Debugging: Shuffle deck of cards in Python/ random

Question 1

Generally speaking, you should never believe that a randomization approach works correctly unless you can rigorously prove it works correctly. And that's often hard.

To get some insight into your problem, let's generalize the problematic function:

import random

def deckmaker(n):
    half = n // 2
    deck = []
    for i in range(n):
        if deck.count(0) == half:
            deck.append(1)
        elif deck.count(1) == half:
            deck.append(0)
        elif random.random() > .5:
            deck.append(0)
        else:
            deck.append(1)
    return deck

And here's a little driver:

from collections import Counter
c = Counter()
for i in range(1000):
    c[tuple(deckmaker(2))] += 1
for t in sorted(c):
    print t, c[t]

Running that:

(0, 1) 495
(1, 0) 505

So the two possibilities are about equally likely. Good! Now try a deck of size 4; just change the relevant line like so:

c[tuple(deckmaker(4))] += 1

Running that:

(0, 0, 1, 1) 236
(0, 1, 0, 1) 127
(0, 1, 1, 0) 133
(1, 0, 0, 1) 135
(1, 0, 1, 0) 130
(1, 1, 0, 0) 239

Oops! You could run a formal chi-squared test if you like, but it's dead obvious by inspection that two permutations (the first and the last) are about twice as likely as the other four. So the output isn't even close to being arguably random.

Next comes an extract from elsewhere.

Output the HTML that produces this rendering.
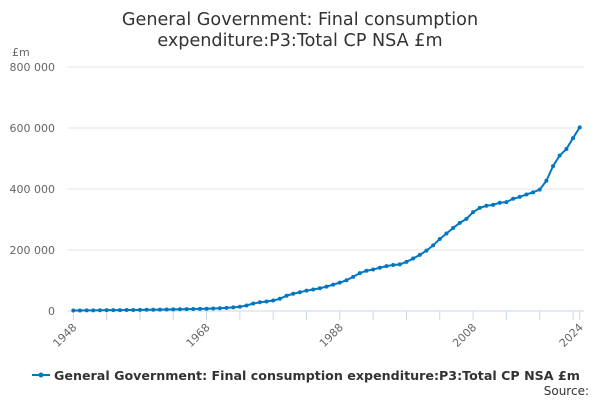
<!DOCTYPE html>
<html><head><meta charset="utf-8"><style>
body{margin:0;background:#fff;font-family:"DejaVu Sans","Liberation Sans",sans-serif;}
svg text{font-family:"DejaVu Sans","Liberation Sans",sans-serif;}
</style></head><body>
<svg id="chart" width="600" height="400" xmlns="http://www.w3.org/2000/svg">
<text x="300" y="25" text-anchor="middle" font-size="17.6" fill="#333">General Government: Final consumption</text>
<text x="300" y="46" text-anchor="middle" font-size="17.6" fill="#333">expenditure:P3:Total CP NSA £m</text>
<text x="12" y="56" font-size="11" fill="#666">£m</text>
<g id="grid"></g><g id="xaxis"></g><g id="series"></g>
<g>
<line x1="32" y1="375" x2="50" y2="375" stroke="#0077c0" stroke-width="2"/>
<circle cx="41" cy="375" r="2.5" fill="#0077c0"/>
<text x="54" y="380" font-size="12.7" font-weight="bold" fill="#333" textLength="526" lengthAdjust="spacingAndGlyphs">General Government: Final consumption expenditure:P3:Total CP NSA £m</text>
</g>
<text x="589" y="395" text-anchor="end" font-size="12" fill="#333">Source:</text>
</svg>
<script>
const years=[];for(let y=1948;y<=2024;y++)years.push(y);
const values=[1600,1800,2000,2200,2500,2700,2800,3000,3200,3400,3600,3900,4300,4600,4900,5300,5700,6100,6600,7100,7500,8000,9200,10300,11900,13900,18000,24600,28500,31000,34500,40000,50000,56500,61500,66600,70600,74500,80000,86500,93000,101000,112000,124000,132000,136000,142000,147000,151000,153000,161000,172000,184000,198000,215000,236000,254000,272000,289000,302000,324000,338000,345000,348000,355000,357000,368000,374000,382000,389000,398000,427000,475000,510000,531000,567000,602000];
const yTicks=[0,200000,400000,600000,800000];
const xLabels=[1948,1968,1988,2008,2024];
const NS="http://www.w3.org/2000/svg";
const x0=73.3,x1=579.7,yb=311,yt=67;
const X=y=>x0+(y-1948)*(x1-x0)/76;
const Y=v=>yb-v*(yb-yt)/800000;
function mk(t,a,p){const e=document.createElementNS(NS,t);for(const k in a)e.setAttribute(k,a[k]);p.appendChild(e);return e;}
const grid=document.getElementById('grid');
yTicks.forEach(v=>{
 const l=mk('line',{x1:68,x2:584,y1:Y(v),y2:Y(v),stroke:v===0?'#ccd6eb':'#e6e6e6','stroke-width':1},grid);
 
 
 const t=mk('text',{x:55,y:Y(v)+4,'text-anchor':'end','font-size':11,fill:'#666'},grid);
 t.textContent=v===0?'0':(v/1000)+' 000';
 
 
});
const xa=document.getElementById('xaxis');
for(let y=1948;y<=2024;y+=5){
 const l=mk('line',{x1:X(y),x2:X(y),y1:yb,y2:yb+9,stroke:'#ccd6eb'},xa);
 
 
}
mk('line',{x1:X(2024),x2:X(2024),y1:yb,y2:yb+9,stroke:'#ccd6eb'},xa);
xLabels.forEach(y=>{
 const t=mk('text',{x:X(y)+4,y:yb+17,'text-anchor':'end','font-size':11,fill:'#666',transform:`rotate(-45 ${X(y)+4} ${yb+17})`},xa);
 t.textContent=y;
 
 
});
const s=document.getElementById('series');
const p=mk('polyline',{points:years.map((y,i)=>X(y)+','+Y(values[i])).join(' '),fill:'none',stroke:'#0077c0','stroke-width':2},s);


years.forEach((y,i)=>{
 const c=mk('circle',{cx:X(y),cy:Y(values[i]),r:2,fill:'#0077c0'},s);
 
 
});
</script>
</body></html>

Why is that? Think about it ;-)

Hint

For a deck of size 2*M, what's the chance that the first M entries are all 0? There are two answers to that:

If all permutations of M zeroes and M ones are equal likely, the chance is 1 in (2*M)-choose-M (the number of ways to pick the positions of the M zeroes).
In the way the function constructs a deck, the chance is 1 in 2**M (0 and 1 are equally likely in each of the first M positions).

Generally speaking, (2*M)-choose-M is very much larger than 2**M, so the function constructs a deck starting with all zeroes far more often than "it should". For a deck of 52 cards (M == 26):

>>> from math import factorial as f
>>> one = f(52) // f(26)**2
>>> two = 2**26
>>> float(one) / two
7389761.998476148

So "starts with 26 zeroes" is over 7 million times more likely than it should be. Cool :-)

Doing it "one at a time"

So is it possible to do this correctly picking a 0 or 1 one at a time? Yup! You just need to use the right probabilities: when there are nzero zeroes remaining to be picked, and nremaining total "cards" remaining to be picked, pick zero with probability nzero / nremaining:

def deckmaker(n=52):
    deck = [None] * n
    nremaining = float(n)
    nzero = nremaining / 2.0
    for i in range(n):
        if random.random() < nzero / nremaining:
            deck[i] = 0
            nzero -= 1.0
        else:
            deck[i] = 1
        nremaining -= 1.0
    return deck

Note that there's no need to count. When nzero becomes 0.0, the if test will never succeed (random() < 0.0 can't happen); and once we pick n/2 ones, nzero == nremaining will be true, and the if test will always succeed (random() < 1.0 is always true). It's cute ;-)

Question 2

I am not sure of that is what you mean, but I think the last cards generated by the first method are disproportionally likely to be the same.

The chance that you get 26 ones or 26 zeros out of 50 or fewer samples seems large (I think you could use a commutative binomial distribution to calculate it). Even a small chance would mean you should bet on the last cards being the same (and therefore the others being the opposite) colour.

What you could do is just add zeros and ones until there are 52 cards, and then at the end change random ones into zeros (or the other way) until there are 26 of each.

EDIT: Let's say the deck has 4 cards. The first two colours would be random:

25% (0, 0)
25% (0, 1)
25% (1, 0)
25% (1, 1)

But for (0, 0) and (1, 1), the last two cards are already determined and will be (1, 1) and (0, 0) respectively. The others need one more number to determine the outcome:

25.0% (0, 0, 1, 1)
12.5% (0, 1, 0) > (0, 1, 0, 1)
12.5% (0, 1, 1) > (0, 1, 1, 0)
12.5% (1, 0, 0) > (1, 0, 0, 1)
12.5% (1, 0, 1) > (1, 0, 1, 0)
25.0% (1, 1, 0, 0)

So as you can see, not all options are equally likely. The difference is smaller for 52 cards of course, but the idea remains the same.